I once took our new Anhui ayi through her bed
linen routine, saying she should wash the sheets and put them in the dryer for
about 40 minutes before re-making the bed. Putting our girls to bed that night,
we were surprised to find their bedsheets wet. Sure enough, ayi had dutifully taken
them out of the dryer after 40 minutes and re-made the bed, without stopping to
notice they weren’t yet dry.
In fairness, she seriously might have
thought this is how westerners like their beds. So much is lost in the mire of
cultural difference, as often in language barriers.
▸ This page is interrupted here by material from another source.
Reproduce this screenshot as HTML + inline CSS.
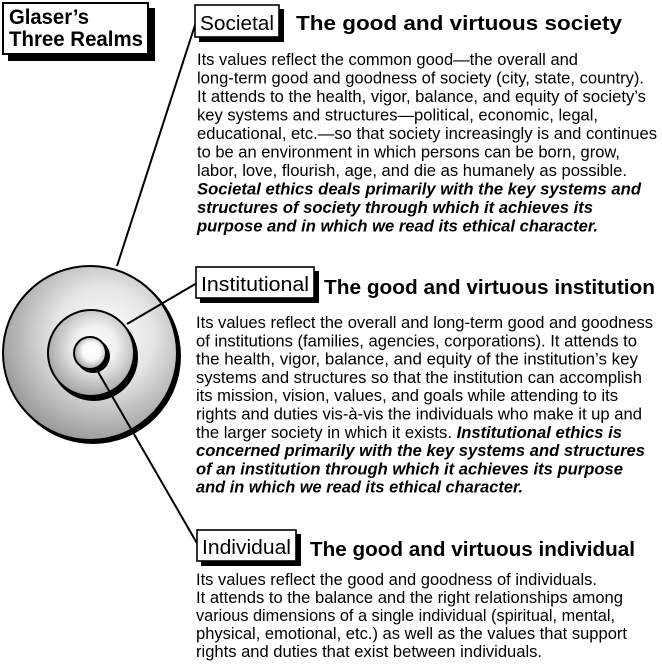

This doesn’t quite explain
our friends’ ayi spitting on their sheets, but still.
Provided agreements have been explicitly
reached, your ayi will generally be a great help. She’ll clean, cook,
shop, do school runs, and perhaps act as a Mandarin teacher and surrogate
grandmother to your kids.
Then you’ll repatriate and she’s the grandmother
your kids will never see again, which is weird. So this expat life can be
strange. Ayis can be problematic. But then again, if you can’t remember a time
when you didn’t have domestic staff to complain about, things can’t be too bad.